Throughout the address, the president defended his program without appearing defensive. He outlined the crucial role of the bank bailout begun under the Bush administration and the stimulus bill Congress enacted on his watch — both programs that have drawn criticism, but both, he said, responsible for staving off worse disaster.
He asserted that his clean energy initiatives are needed to put America in front of a new global economic sector, but he signaled willingness to embrace development of nuclear and fossil fuels as well, a point that drew applause from the GOP.
The Republicans' lukewarm support for Obama's plans to partially freeze spending to attack the massive budget deficit — GOP Gov.

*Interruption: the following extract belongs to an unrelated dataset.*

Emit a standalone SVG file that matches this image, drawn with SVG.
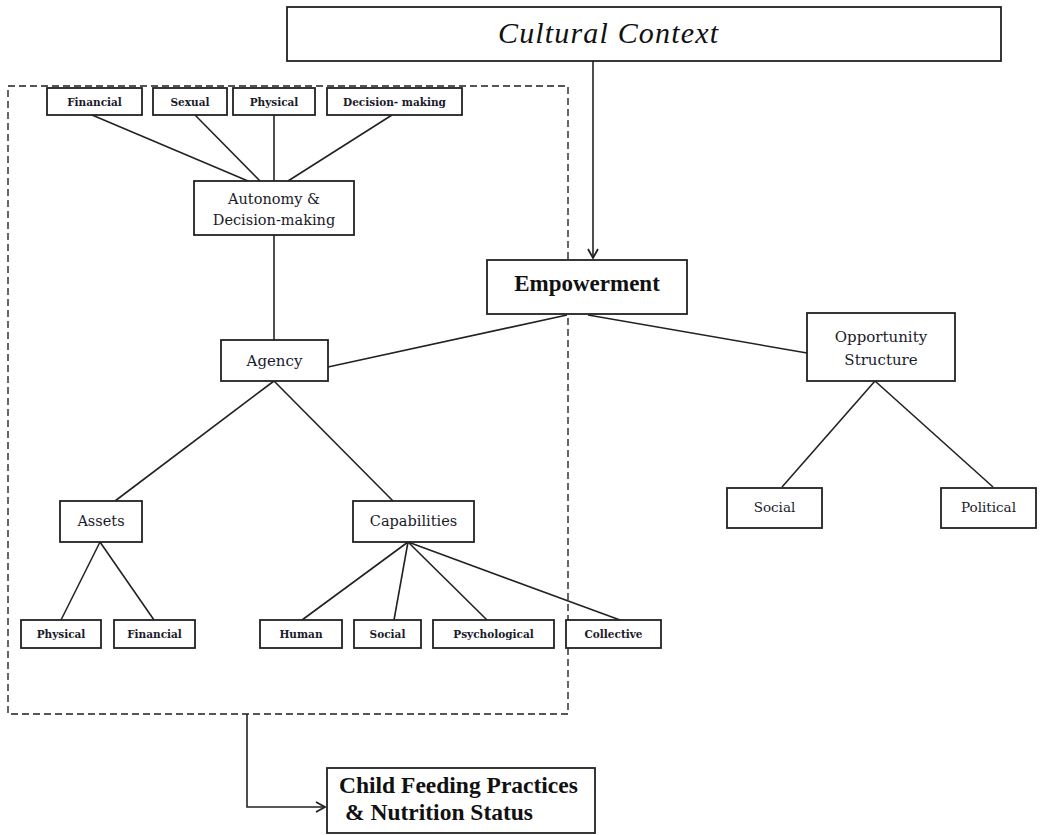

Bob McDonnell of Virginia called it "a laudable step, but a small one" — suggests that hope for constructive work in Washington isn't dead, even if the Republicans on Capitol Hill refused to sign on with a bipartisan commission to tackle the deficit.
Obama said he would establish the deficit panel by executive order, which is exactly the right impulse. America needs to see its president determined to lead, and not quailing before polls and politics.